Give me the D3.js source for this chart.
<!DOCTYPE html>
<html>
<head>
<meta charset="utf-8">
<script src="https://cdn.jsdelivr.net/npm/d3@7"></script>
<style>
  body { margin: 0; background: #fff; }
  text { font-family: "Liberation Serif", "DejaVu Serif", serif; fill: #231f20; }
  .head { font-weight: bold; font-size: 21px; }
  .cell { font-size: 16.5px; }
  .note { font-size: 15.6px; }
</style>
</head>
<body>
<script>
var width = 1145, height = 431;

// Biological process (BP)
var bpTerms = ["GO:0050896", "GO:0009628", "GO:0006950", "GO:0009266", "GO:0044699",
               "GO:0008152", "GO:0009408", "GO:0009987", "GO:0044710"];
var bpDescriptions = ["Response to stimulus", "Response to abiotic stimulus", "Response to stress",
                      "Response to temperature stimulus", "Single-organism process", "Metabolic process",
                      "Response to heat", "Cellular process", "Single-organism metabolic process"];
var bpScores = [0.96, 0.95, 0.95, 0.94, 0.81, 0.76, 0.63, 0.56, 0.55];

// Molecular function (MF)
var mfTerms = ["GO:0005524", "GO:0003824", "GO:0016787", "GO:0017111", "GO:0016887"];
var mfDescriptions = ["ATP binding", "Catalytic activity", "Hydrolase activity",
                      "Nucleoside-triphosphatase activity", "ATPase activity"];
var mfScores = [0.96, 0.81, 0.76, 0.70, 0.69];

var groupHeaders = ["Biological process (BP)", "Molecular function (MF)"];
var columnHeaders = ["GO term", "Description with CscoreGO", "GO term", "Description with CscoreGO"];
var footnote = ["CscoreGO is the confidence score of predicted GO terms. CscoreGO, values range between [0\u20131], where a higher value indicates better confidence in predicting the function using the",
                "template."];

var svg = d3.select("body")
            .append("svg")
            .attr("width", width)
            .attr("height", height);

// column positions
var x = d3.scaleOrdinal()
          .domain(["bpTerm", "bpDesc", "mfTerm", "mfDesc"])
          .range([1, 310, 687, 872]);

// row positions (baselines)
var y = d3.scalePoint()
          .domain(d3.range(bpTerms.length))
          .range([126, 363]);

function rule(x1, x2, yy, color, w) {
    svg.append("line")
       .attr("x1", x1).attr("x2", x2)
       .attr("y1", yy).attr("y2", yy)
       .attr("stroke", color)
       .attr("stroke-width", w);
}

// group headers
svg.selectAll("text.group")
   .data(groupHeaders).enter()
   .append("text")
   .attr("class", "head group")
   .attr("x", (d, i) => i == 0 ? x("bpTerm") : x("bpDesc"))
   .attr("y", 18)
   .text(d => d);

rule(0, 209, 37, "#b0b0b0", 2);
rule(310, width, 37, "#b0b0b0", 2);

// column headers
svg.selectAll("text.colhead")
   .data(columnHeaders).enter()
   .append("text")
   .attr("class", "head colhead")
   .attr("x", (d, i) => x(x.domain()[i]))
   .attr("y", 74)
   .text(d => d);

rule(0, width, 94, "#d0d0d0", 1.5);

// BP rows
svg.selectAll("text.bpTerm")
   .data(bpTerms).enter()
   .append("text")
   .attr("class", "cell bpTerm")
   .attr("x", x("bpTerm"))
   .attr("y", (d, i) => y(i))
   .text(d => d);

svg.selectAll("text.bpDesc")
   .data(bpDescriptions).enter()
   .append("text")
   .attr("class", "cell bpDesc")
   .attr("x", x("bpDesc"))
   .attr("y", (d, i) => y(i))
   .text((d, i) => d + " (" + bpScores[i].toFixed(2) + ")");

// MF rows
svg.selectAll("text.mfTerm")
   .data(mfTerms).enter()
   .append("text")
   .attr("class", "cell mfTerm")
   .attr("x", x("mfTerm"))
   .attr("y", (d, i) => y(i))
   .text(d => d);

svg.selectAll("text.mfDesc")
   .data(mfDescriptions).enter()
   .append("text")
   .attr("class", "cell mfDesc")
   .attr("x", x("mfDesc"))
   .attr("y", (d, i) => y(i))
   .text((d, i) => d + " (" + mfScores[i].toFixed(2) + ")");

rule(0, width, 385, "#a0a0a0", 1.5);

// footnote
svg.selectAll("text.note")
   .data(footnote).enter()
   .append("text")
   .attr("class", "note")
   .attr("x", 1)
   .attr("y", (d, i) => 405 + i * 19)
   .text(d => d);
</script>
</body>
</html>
· · · · ·
### Do this
Write out every line of the material again, exactly as it reads.

### Output of the exercise
Give me the D3.js source for this chart.
<!DOCTYPE html>
<html>
<head>
<meta charset="utf-8">
<script src="https://cdn.jsdelivr.net/npm/d3@7"></script>
<style>
  body { margin: 0; background: #fff; }
  text { font-family: "Liberation Serif", "DejaVu Serif", serif; fill: #231f20; }
  .head { font-weight: bold; font-size: 21px; }
  .cell { font-size: 16.5px; }
  .note { font-size: 15.6px; }
</style>
</head>
<body>
<script>
var width = 1145, height = 431;

// Biological process (BP)
var bpTerms = ["GO:0050896", "GO:0009628", "GO:0006950", "GO:0009266", "GO:0044699",
               "GO:0008152", "GO:0009408", "GO:0009987", "GO:0044710"];
var bpDescriptions = ["Response to stimulus", "Response to abiotic stimulus", "Response to stress",
                      "Response to temperature stimulus", "Single-organism process", "Metabolic process",
                      "Response to heat", "Cellular process", "Single-organism metabolic process"];
var bpScores = [0.96, 0.95, 0.95, 0.94, 0.81, 0.76, 0.63, 0.56, 0.55];

// Molecular function (MF)
var mfTerms = ["GO:0005524", "GO:0003824", "GO:0016787", "GO:0017111", "GO:0016887"];
var mfDescriptions = ["ATP binding", "Catalytic activity", "Hydrolase activity",
                      "Nucleoside-triphosphatase activity", "ATPase activity"];
var mfScores = [0.96, 0.81, 0.76, 0.70, 0.69];

var groupHeaders = ["Biological process (BP)", "Molecular function (MF)"];
var columnHeaders = ["GO term", "Description with CscoreGO", "GO term", "Description with CscoreGO"];
var footnote = ["CscoreGO is the confidence score of predicted GO terms. CscoreGO, values range between [0\u20131], where a higher value indicates better confidence in predicting the function using the",
                "template."];

var svg = d3.select("body")
            .append("svg")
            .attr("width", width)
            .attr("height", height);

// column positions
var x = d3.scaleOrdinal()
          .domain(["bpTerm", "bpDesc", "mfTerm", "mfDesc"])
          .range([1, 310, 687, 872]);

// row positions (baselines)
var y = d3.scalePoint()
          .domain(d3.range(bpTerms.length))
          .range([126, 363]);

function rule(x1, x2, yy, color, w) {
    svg.append("line")
       .attr("x1", x1).attr("x2", x2)
       .attr("y1", yy).attr("y2", yy)
       .attr("stroke", color)
       .attr("stroke-width", w);
}

// group headers
svg.selectAll("text.group")
   .data(groupHeaders).enter()
   .append("text")
   .attr("class", "head group")
   .attr("x", (d, i) => i == 0 ? x("bpTerm") : x("bpDesc"))
   .attr("y", 18)
   .text(d => d);

rule(0, 209, 37, "#b0b0b0", 2);
rule(310, width, 37, "#b0b0b0", 2);

// column headers
svg.selectAll("text.colhead")
   .data(columnHeaders).enter()
   .append("text")
   .attr("class", "head colhead")
   .attr("x", (d, i) => x(x.domain()[i]))
   .attr("y", 74)
   .text(d => d);

rule(0, width, 94, "#d0d0d0", 1.5);

// BP rows
svg.selectAll("text.bpTerm")
   .data(bpTerms).enter()
   .append("text")
   .attr("class", "cell bpTerm")
   .attr("x", x("bpTerm"))
   .attr("y", (d, i) => y(i))
   .text(d => d);

svg.selectAll("text.bpDesc")
   .data(bpDescriptions).enter()
   .append("text")
   .attr("class", "cell bpDesc")
   .attr("x", x("bpDesc"))
   .attr("y", (d, i) => y(i))
   .text((d, i) => d + " (" + bpScores[i].toFixed(2) + ")");

// MF rows
svg.selectAll("text.mfTerm")
   .data(mfTerms).enter()
   .append("text")
   .attr("class", "cell mfTerm")
   .attr("x", x("mfTerm"))
   .attr("y", (d, i) => y(i))
   .text(d => d);

svg.selectAll("text.mfDesc")
   .data(mfDescriptions).enter()
   .append("text")
   .attr("class", "cell mfDesc")
   .attr("x", x("mfDesc"))
   .attr("y", (d, i) => y(i))
   .text((d, i) => d + " (" + mfScores[i].toFixed(2) + ")");

rule(0, width, 385, "#a0a0a0", 1.5);

// footnote
svg.selectAll("text.note")
   .data(footnote).enter()
   .append("text")
   .attr("class", "note")
   .attr("x", 1)
   .attr("y", (d, i) => 405 + i * 19)
   .text(d => d);
</script>
</body>
</html>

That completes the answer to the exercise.